Винсент Нос, французский журналист, занимающийся искусством, который написал в 2005 году книгу о Брайтвизере, «La collection égoïst», «Коллекция эгоиста», говорил со мной несколько раз и щедро делился собранными им материалами. Я также побеседовал с Ивом де Шазурном, «литературным негром», составившим «Confessions d’un voleur d’art», «Исповедь музейного вора», и живо описал, каково это было, провести целых десять дней, выслушивая байки Брайтвизера. Редактор книжки Брайтвизера, Анна Каррьер, тоже перемолвилась со мной парой слов.
Швейцарский режиссер Даниель Швейцер, попытавшийся сделать документальный фильм об этой истории (Брайтвизер задушил его проект на корню – у него было законное право вето), бескорыстно переслал мне свою работу. В фильм Швейцера вошли и домашние видеосъемки Брайтвизера и Анны-Катрин. Бывший друг Брайтвизера, багетный мастер Кристиан Михлер, беседовал со мной чистосердечно и весьма долго, умудрившись за один разговор упомянуть Эйнштейна, Моцарта, Наполеона, Гёте, Вагнера и Виктора Гюго.

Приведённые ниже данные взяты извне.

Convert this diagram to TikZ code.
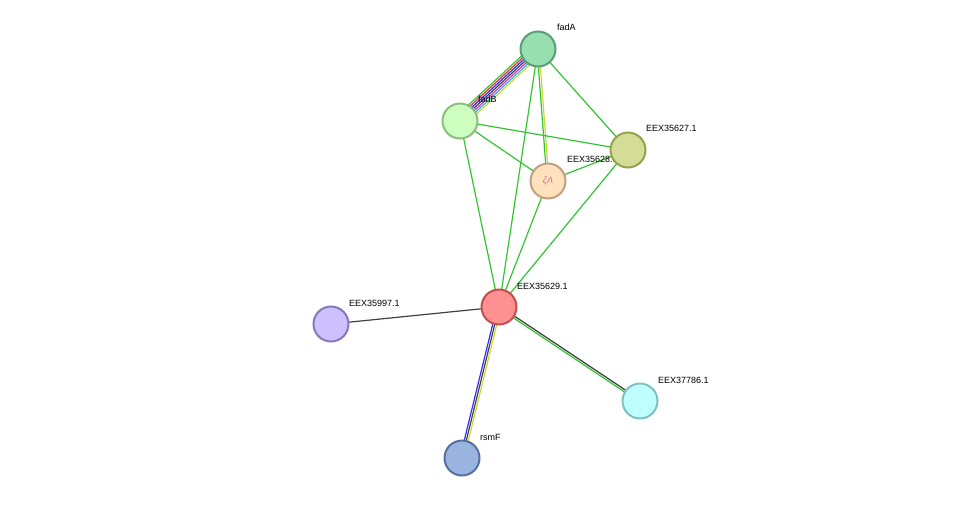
\documentclass[tikz,border=0pt]{standalone}
\usepackage{fontspec}
\setmainfont{Liberation Sans}
\usetikzlibrary{calc,backgrounds}
\definecolor{eg}{HTML}{33C433}
\definecolor{ey}{HTML}{C8D838}
\definecolor{er}{HTML}{F03030}
\definecolor{eb}{HTML}{3030F0}
\definecolor{ek}{HTML}{404040}
\definecolor{em}{HTML}{D030D0}
\definecolor{ec}{HTML}{30B0E0}
\tikzset{
 prot/.style={circle,minimum size=35pt,inner sep=0pt,line width=2pt},
 lab/.style={anchor=west,font=\fontsize{9pt}{10pt}\selectfont,text=black,inner sep=1pt},
 edge/.style={line width=1.2pt}
}
\newcommand\medge[3]{%
 \foreach \c/\o in {#3}{%
  \draw[edge,\c] ($(#1)!\o pt!90:(#2)$) -- ($(#2)!\o pt!-90:(#1)$);}}
\begin{document}
\begin{tikzpicture}[x=1pt,y=-1pt]
\useasboundingbox (0,0) rectangle (975,504);
\node[prot,fill={rgb,255:red,152;green,223;blue,176},draw={rgb,255:red,90;green,158;blue,117}] (fadA) at (538,49) {};
\node[lab] at (556,27) {fadA};
\node[prot,fill={rgb,255:red,204;green,255;blue,192},draw={rgb,255:red,141;green,190;blue,128}] (fadB) at (460,121) {};
\node[lab] at (477,99) {fadB};
\node[prot,fill={rgb,255:red,255;green,225;blue,190},draw={rgb,255:red,192;green,160;blue,128}] (e28) at (548,181) {\textcolor{purple!60}{\small\itshape \char"03B6\char"039B}};
\node[lab] at (566,159) {EEX35628.1};
\node[prot,fill={rgb,255:red,211;green,221;blue,149},draw={rgb,255:red,152;green,160;blue,80}] (e27) at (628,150) {};
\node[lab] at (645,128) {EEX35627.1};
\node[prot,fill={rgb,255:red,255;green,144;blue,144},draw={rgb,255:red,192;green,80;blue,80}] (e29) at (499,307) {};
\node[lab] at (516,286) {EEX35629.1};
\node[prot,fill={rgb,255:red,204;green,192;blue,255},draw={rgb,255:red,136;green,120;blue,187}] (e97) at (331,324) {};
\node[lab] at (348,303) {EEX35997.1};
\node[prot,fill={rgb,255:red,191;green,255;blue,255},draw={rgb,255:red,128;green,192;blue,192}] (e86) at (640,401) {};
\node[lab] at (657,380) {EEX37786.1};
\node[prot,fill={rgb,255:red,154;green,180;blue,224},draw={rgb,255:red,88;green,112;blue,160}] (rsmF) at (462,458) {};
\node[lab] at (479,437) {rsmF};
\begin{scope}[on background layer]
\medge{fadA}{fadB}{eg/-6,er/-4,eb/-2,ek/0,em/2,ec/4,ey/6}
\medge{fadA}{e28}{eg/-1,ey/1}
\medge{fadA}{e27}{eg/0}
\medge{fadA}{e29}{eg/0}
\medge{fadB}{e28}{eg/0}
\medge{fadB}{e27}{eg/0}
\medge{fadB}{e29}{eg/0}
\medge{e28}{e27}{eg/0}
\medge{e28}{e29}{eg/0}
\medge{e27}{e29}{eg/0}
\medge{e29}{e97}{ek/0}
\medge{e29}{e86}{eg/-1,ek/1}
\medge{e29}{rsmF}{eb/-2,ek/0,ey/2}
\end{scope}
\end{tikzpicture}
\end{document}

Профессиональный переводчик Лоранс Бри помог мне сориентироваться во французской и швейцарской системах правосудия и перевел все расшифровки речей Брайтвизера в суде, а равно и многочисленные полицейские допросы, и большинство интервью, записанных мною на диктофон. Брайтвизер выдал мне подписанное законное разрешение, чтобы я мог изучить многословный отчет швейцарского психотерапевта Мишеля Шмидта.
Эрин Томпсон, преподавательница отделения изящных искусств и музыки в Колледже уголовного права имени Джона Джея в Нью-Йорке, говорила со мной о силе эстетических реакций и интенсивности переживаний, которые иногда сопровождают прикосновение к произведению искусства. Натали Качиник, преподавательница психологии в Бруклинском колледже, сформулировала гипотезу о складе ума и мотивах музейных воров в целом и Брайтвизера в частности. Джулиан Рэдклифф, директор базирующегося в Лондоне Реестра утраченных произведений искусства, ответил на подробные вопросы о методах возвращения украденных культурных ценностей. Чтобы получить представление о тех нитях, которые тянутся через всю долгую историю преступлений против искусства, я переговорил с Ноем Чарни, основателем Ассоциации по изучению преступлений в сфере искусства, редактором «Журнала преступлений в сфере искусства» и автором нескольких книг, которые помогли мне в моем исследовании, в их числе «Похищение мистического агнца», «Кража „Моны Лизы“» и «Музей утраченного искусства».